Benjamin Stora évoque notamment les discours politiques français axés sur une ligne dure, citant Bruno Retailleau et sa campagne pour la présidence des Républicains, fondée en partie sur une promesse d’« extrême fermeté » vis-à-vis de l’Algérie. De l’autre côté de la Méditerranée, certains acteurs politiques algériens défendent eux aussi la rupture du lien avec la France, bien qu’ils ne soient pas majoritaires. L’historien décrit cette dynamique comme une « flamme d’une mémoire douloureuse » que l’on refuse de laisser s’éteindre.

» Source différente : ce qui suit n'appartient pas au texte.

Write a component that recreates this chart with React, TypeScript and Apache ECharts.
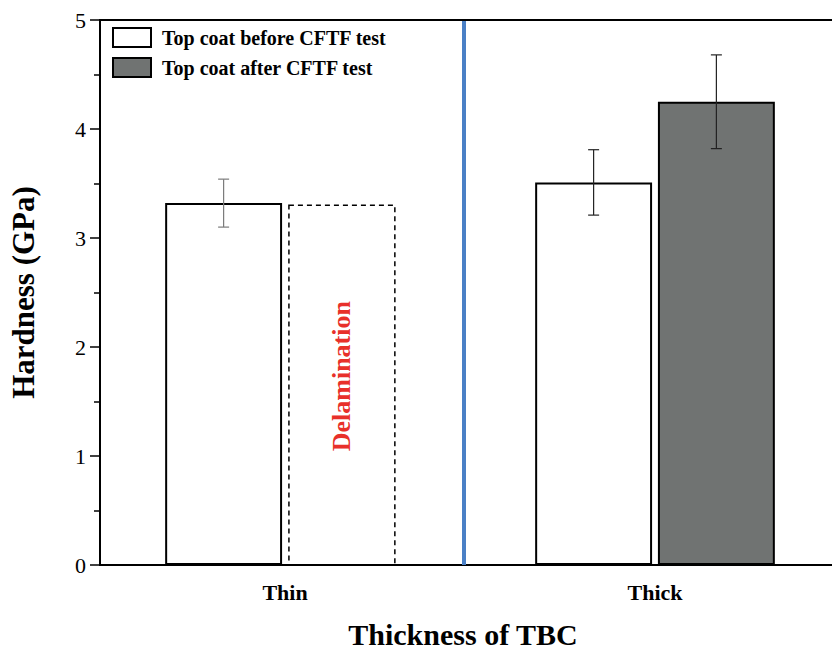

Il souligne que l’histoire coloniale est encore omniprésente dans la mémoire collective : « C’est un peu comme des fantômes dans les placards. On a tout fermé, tout cadenassé, mais ça s’échappe quand même, la mémoire revient quand même. » Benjamin Stora insiste ainsi sur la nécessité de poursuivre le travail de mémoire, estimant que ce processus est inévitable pour toute amélioration durable des relations entre la France et l’Algérie.

Malgré la profondeur de la crise, Benjamin Stora n’envisage pas une rupture diplomatique formelle entre la France et l’Algérie, compte tenu des liens humains, sociaux et économiques intenses entre les deux pays. « Des centaines de milliers de personnes (…) circulent sans cesse entre la France et l’Algérie ou entre l’Algérie et la France », rappelle-t-il, en soulignant le niveau d’imbrication unique entre les deux sociétés.

Pour sortir de l’impasse actuelle, Benjamin Stora appelle à des « gestes forts », en particulier sur les événements du XIXe siècle, période clé de la colonisation. Mais il précise que ces gestes mémoriels ne suffiront pas sans une volonté politique claire. « Ce serait une sorte de substitut à une reprise de lien politique », ajoute-t-il, insistant sur l’importance cruciale des enjeux contemporains, tels que la question migratoire ou celle des visas. « À mon sens, le point le plus important va être le problème de la circulation des personnes entre les deux rives de la Méditerranée. »

En définitive, l’entretien accordé par Benjamin Stora au média français Le Monde met en lumière la nécessité d’une stratégie à long terme pour apaiser les tensions entre la France et l’Algérie. Le travail de mémoire, qu’il juge « indispensable », reste au cœur de sa proposition pour tourner la page sans effacer l’histoire.